### Exercise
Only a number is expected: how many lines in the data below contain the word "Rebuild".

### Records shown
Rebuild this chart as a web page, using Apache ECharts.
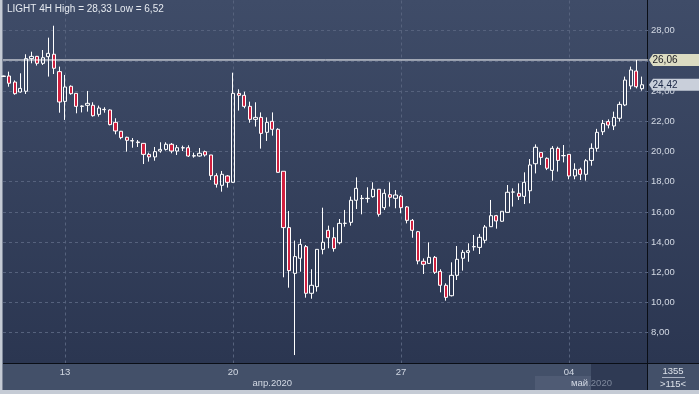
<!DOCTYPE html>
<html><head><meta charset="utf-8">
<script src="https://cdn.jsdelivr.net/npm/echarts@6/dist/echarts.min.js"></script>
<style>
html,body{margin:0;padding:0;background:#c5cbd5;}
#wrap{position:relative;width:699px;height:394px;overflow:hidden;background:#c5cbd5;}
.p{position:absolute;}
#chart{position:absolute;left:0;top:0;width:699px;height:394px;}
</style></head><body>
<div id="wrap">
 <div class="p" style="left:2px;top:0;width:646px;height:363px;background:linear-gradient(#3f4c68,#2b3651)"></div>
 <div class="p" style="left:648px;top:0;width:51px;height:363px;background:linear-gradient(#3f4c68,#2b3651)"></div>
 <div class="p" style="left:2px;top:363px;width:697px;height:27px;background:#435069"></div>
 <div class="p" style="left:535px;top:376px;width:56px;height:14px;background:#4f5b74"></div>
 <div class="p" style="left:591px;top:364px;width:56px;height:26px;background:#2f3a54"></div>
 <div class="p" style="left:2px;top:363px;width:697px;height:1px;background:#0a0e16"></div>
 <div class="p" style="left:647px;top:0;width:1px;height:390px;background:#0a0e16"></div>
 <div class="p" style="left:2px;top:0;width:1px;height:390px;background:#7f889a"></div>
 <div id="chart"></div>
</div>
<script>
const symbolName = 'LIGHT 4H';
const opens = [24.97,25.00,24.60,23.94,23.99,26.15,26.30,25.84,26.28,26.44,
25.29,23.32,24.32,23.85,22.99,23.06,23.06,22.46,22.79,22.75,
21.93,21.34,20.94,20.72,20.63,20.54,19.81,19.64,20.03,20.14,
20.48,20.03,20.25,20.25,19.70,19.70,19.99,19.77,18.40,17.76,
18.38,17.96,23.85,23.72,22.99,22.13,22.26,21.27,22.00,21.47,
18.69,14.96,11.93,12.93,13.70,10.61,11.05,13.52,14.78,14.29,
13.96,15.24,15.31,16.77,16.88,16.88,17.01,17.50,16.28,17.14,
16.90,17.03,16.33,15.44,14.69,12.73,12.59,12.99,12.06,11.14,
10.45,11.80,12.93,13.32,13.69,13.65,14.12,15.02,15.75,15.38,
15.97,17.31,17.23,17.03,17.40,19.19,19.94,19.55,18.75,20.21,
19.72,19.81,18.38,18.82,18.49,19.41,20.21,21.31,21.98,21.69,
22.20,23.08,24.34,25.33,24.16];
const closes = [25.00,24.52,23.83,24.18,26.15,26.30,25.84,26.21,26.50,25.51,
23.28,24.27,23.83,22.99,23.01,23.19,22.37,22.88,22.77,21.78,
21.36,20.92,20.74,20.70,20.59,19.81,19.64,19.99,20.14,20.48,
20.03,20.25,20.24,19.70,19.72,19.88,19.77,18.40,17.83,18.49,
17.96,23.85,23.72,22.99,22.13,22.26,21.20,21.93,21.47,18.62,
14.96,12.11,13.04,13.85,10.61,11.14,13.52,13.99,14.29,13.57,
15.24,15.25,16.77,17.56,16.90,16.90,17.50,15.84,17.23,16.97,
17.12,16.28,15.44,14.78,12.75,12.53,12.99,12.00,11.14,10.34,
11.80,12.86,13.32,13.43,13.70,14.32,15.00,15.75,15.40,16.04,
17.30,17.32,17.03,17.96,19.11,20.28,19.61,18.89,20.21,19.41,
19.73,18.38,18.82,18.49,19.39,20.21,21.27,21.86,21.75,22.26,
23.12,24.73,25.40,24.29,24.42];
const lows = [24.95,24.29,23.76,23.90,23.81,25.84,25.69,25.73,24.96,25.13,
22.57,22.09,23.76,22.53,22.59,22.64,22.31,22.31,22.57,21.73,
21.14,20.81,19.99,20.25,20.30,19.17,19.33,19.39,19.92,20.06,
19.88,19.77,20.03,19.64,19.59,19.66,19.66,18.11,17.61,17.34,
17.61,17.92,22.71,22.86,21.91,21.65,20.19,20.70,21.05,18.60,
11.67,10.98,6.52,12.04,10.32,10.25,10.72,13.19,13.59,13.37,
13.85,15.02,15.09,16.19,15.84,16.61,16.94,15.69,16.13,16.35,
16.24,15.91,15.24,14.29,12.53,11.89,12.55,11.89,10.67,10.12,
10.40,11.49,12.11,12.70,13.43,13.21,13.92,15.00,14.89,15.35,
15.95,16.35,16.79,16.52,16.57,18.55,19.11,18.77,18.07,18.67,
19.28,18.16,18.16,18.11,18.07,19.06,19.99,21.09,21.53,21.42,
21.98,23.01,24.12,24.18,24.03];
const highs = [25.02,25.29,24.71,25.18,26.44,26.61,26.33,26.72,27.54,28.33,
25.62,25.07,24.38,23.85,23.05,24.01,23.26,23.04,22.93,22.79,
22.20,21.36,20.98,20.89,20.76,20.54,19.92,20.30,20.61,20.61,
20.56,20.43,20.39,20.41,19.92,20.23,20.06,19.77,18.56,18.71,
18.44,25.22,24.12,23.96,23.30,23.26,22.59,22.26,22.59,21.54,
18.69,16.06,14.10,14.21,13.81,12.20,13.52,16.28,15.09,14.98,
15.53,16.13,17.01,18.29,17.12,17.63,17.96,17.50,17.50,17.96,
17.45,17.12,16.39,15.53,14.74,12.92,13.98,13.08,12.20,11.27,
12.66,13.74,13.48,13.92,14.47,14.54,15.13,16.79,15.80,16.04,
17.78,17.56,17.89,18.62,19.50,20.47,19.94,19.61,20.36,20.32,
20.43,19.81,19.22,18.93,19.50,20.54,21.50,22.09,22.13,22.64,
23.30,24.96,25.62,26.06,24.96];
const levelLine = 26.06;
const tradingDays = ['04-08','04-09','04-13','04-14','04-15','04-16','04-17',
 '04-20','04-21','04-22','04-23','04-24','04-27','04-28','04-29','04-30','05-01',
 '05-04','05-05','05-06'];
const firstDayBars = 5;
const weekStarts = ['04-13','04-20','04-27','05-04'];
const monthNames = {'04':'апр.2020','05':'май.2020'};
const yTicks = [8,10,12,14,16,18,20,22,24,26,28];
const bottomInfo = '1355';

const N = opens.length;
const hours = ['00','04','08','12','16','20'];
const cats = [];
tradingDays.forEach((d, k) => {
  const hs = k === 0 ? hours.slice(6 - firstDayBars) : hours;
  hs.forEach(h => { if (cats.length < N) cats.push(d + ' ' + h); });
});
const fmt = v => v.toFixed(2).replace('.', ',');
const weekFn = (i, v) => v.endsWith(' 00') && weekStarts.includes(v.slice(0, 5));
const monthCenters = {};
Object.keys(monthNames).forEach(m => {
  const idx = cats.map((c, i) => c.startsWith(m) ? i : -1).filter(i => i >= 0);
  if (idx.length) monthCenters[Math.round((idx[0] + idx[idx.length - 1] + 1) / 2)] = m;
});
const lastClose = closes[N - 1];
const hi = Math.max(...highs), lo = Math.min(...lows);
const FONT = "'Liberation Sans', Arial, sans-serif";
const gridColor = '#56627d';
const txtColor = '#d3d9e4';

const chart = echarts.init(document.getElementById('chart'));
chart.setOption({
  backgroundColor: 'transparent',
  animation: false,
  title: { text: `${symbolName} High = ${fmt(hi)} Low = ${fmt(lo)}`, left: 2, top: -1,
    textStyle: { color: '#e6eaf0', fontSize: 10, fontWeight: 'normal', fontFamily: FONT } },
  grid: [
    { left: 3.5, right: 57.1, top: 0.5, bottom: 31.1 },
    { left: 3, right: 51, top: 0.5, bottom: 31.1 }
  ],
  xAxis: [
    { type: 'category', gridIndex: 0, data: cats, boundaryGap: false,
      axisLine: { show: false }, axisTick: { show: false },
      axisLabel: { interval: weekFn, formatter: v => v.slice(3, 5), color: txtColor, fontSize: 9.5, fontFamily: FONT, margin: 4 },
      splitLine: { show: true, interval: weekFn, lineStyle: { color: gridColor, type: [3, 3], width: 1 } } },
    { type: 'value', gridIndex: 1, min: 0, max: 1, show: false },
    { type: 'category', gridIndex: 0, data: cats, boundaryGap: false, position: 'bottom', offset: 11,
      axisLine: { show: false }, axisTick: { show: false }, splitLine: { show: false },
      axisLabel: { interval: (i) => monthCenters[i] !== undefined, fontSize: 9.5, fontFamily: FONT, margin: 4,
        formatter: (v) => {
          const m = v.slice(0, 2); const name = monthNames[m];
          return m === '05' ? '{a|' + name.slice(0, 3) + '}{b|' + name.slice(3) + '}' : '{a|' + name + '}';
        },
        rich: { a: { color: txtColor, fontSize: 9.5, fontFamily: FONT }, b: { color: '#7e889c', fontSize: 9.5, fontFamily: FONT } } } }
  ],
  yAxis: [
    { type: 'value', gridIndex: 0, min: 6, max: 30, interval: 2, show: false },
    { type: 'value', gridIndex: 1, min: 6, max: 30, interval: 2, position: 'right',
      axisLine: { show: false }, axisTick: { show: false },
      axisLabel: { margin: 3, color: txtColor, fontSize: 9.5, fontFamily: FONT,
        formatter: v => yTicks.includes(v) ? fmt(v) : '' },
      splitLine: { show: true, showMinLine: false, showMaxLine: false, lineStyle: { color: gridColor, type: [3, 3], width: 1 } } }
  ],
  series: [
    { type: 'candlestick', xAxisIndex: 0, yAxisIndex: 0, clip: true, barWidth: 3.6, z: 3,
      data: opens.map((o, i) => [o, closes[i], lows[i], highs[i]]),
      itemStyle: { color: 'rgba(0,0,0,0)', color0: '#d0203f', borderColor: '#ffffff', borderColor0: '#ffffff', borderColorDoji: '#ffffff', borderWidth: 1 } },
    { type: 'line', xAxisIndex: 1, yAxisIndex: 1, symbol: 'none', z: 4,
      data: [[0, levelLine], [1, levelLine]], lineStyle: { color: '#ffffff', width: 1 },
      markPoint: { symbol: 'path://M0,6L4,0L50,0L50,12L4,12Z', symbolSize: [50, 12], symbolKeepAspect: false, symbolOffset: [26, 0],
        data: [{ coord: [1, levelLine] }], itemStyle: { color: '#dcdcc2' },
        label: { show: true, position: 'inside', formatter: fmt(levelLine), color: '#1a1a22', fontSize: 10, fontFamily: FONT, offset: [-9, 0] } } },
    { type: 'line', xAxisIndex: 1, yAxisIndex: 1, symbol: 'none', z: 4,
      data: [[1, lastClose]], lineStyle: { width: 0 },
      markPoint: { symbol: 'path://M0,6L4,0L50,0L50,12L4,12Z', symbolSize: [50, 12], symbolKeepAspect: false, symbolOffset: [26, 0],
        data: [{ coord: [1, lastClose] }], itemStyle: { color: '#c9cfda' },
        label: { show: true, position: 'inside', formatter: fmt(lastClose), color: '#1e2a48', fontSize: 10, fontFamily: FONT, offset: [-9, 0] } } }
  ],
  graphic: [
    { type: 'text', x: 673, y: 371, style: { text: bottomInfo, fill: '#dde2ea', font: '9.5px ' + FONT, align: 'center', verticalAlign: 'middle' } },
    { type: 'line', shape: { x1: 662, y1: 377.5, x2: 685, y2: 377.5 }, style: { stroke: '#aab2c2', lineWidth: 1 } },
    { type: 'text', x: 673, y: 384, style: { text: '>' + N + '<', fill: '#dde2ea', font: '9.5px ' + FONT, align: 'center', verticalAlign: 'middle' } }
  ]
});
</script>
</body></html>
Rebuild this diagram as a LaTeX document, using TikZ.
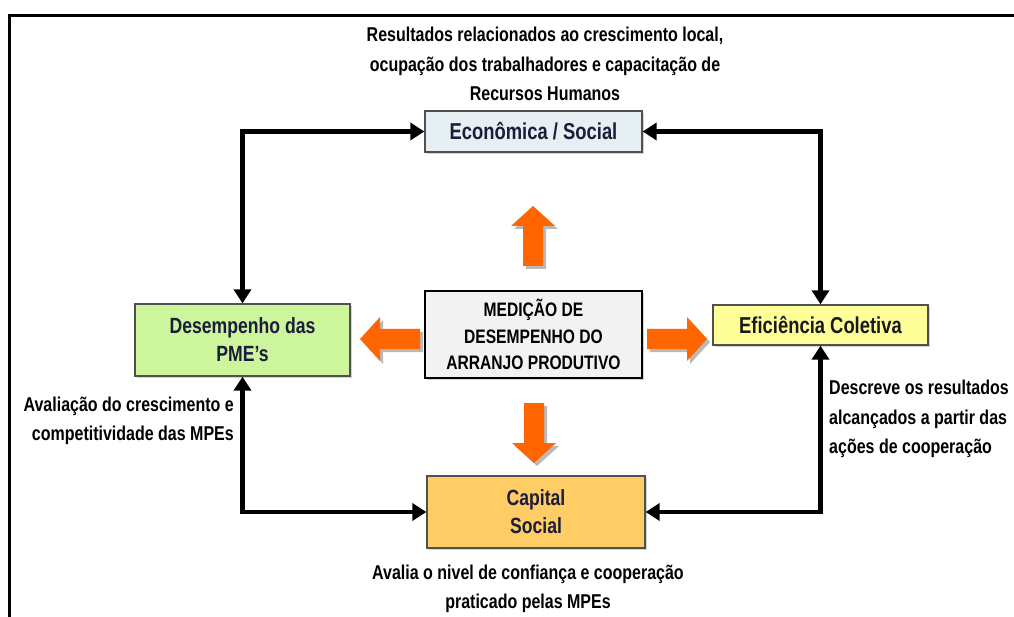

### Solution below
2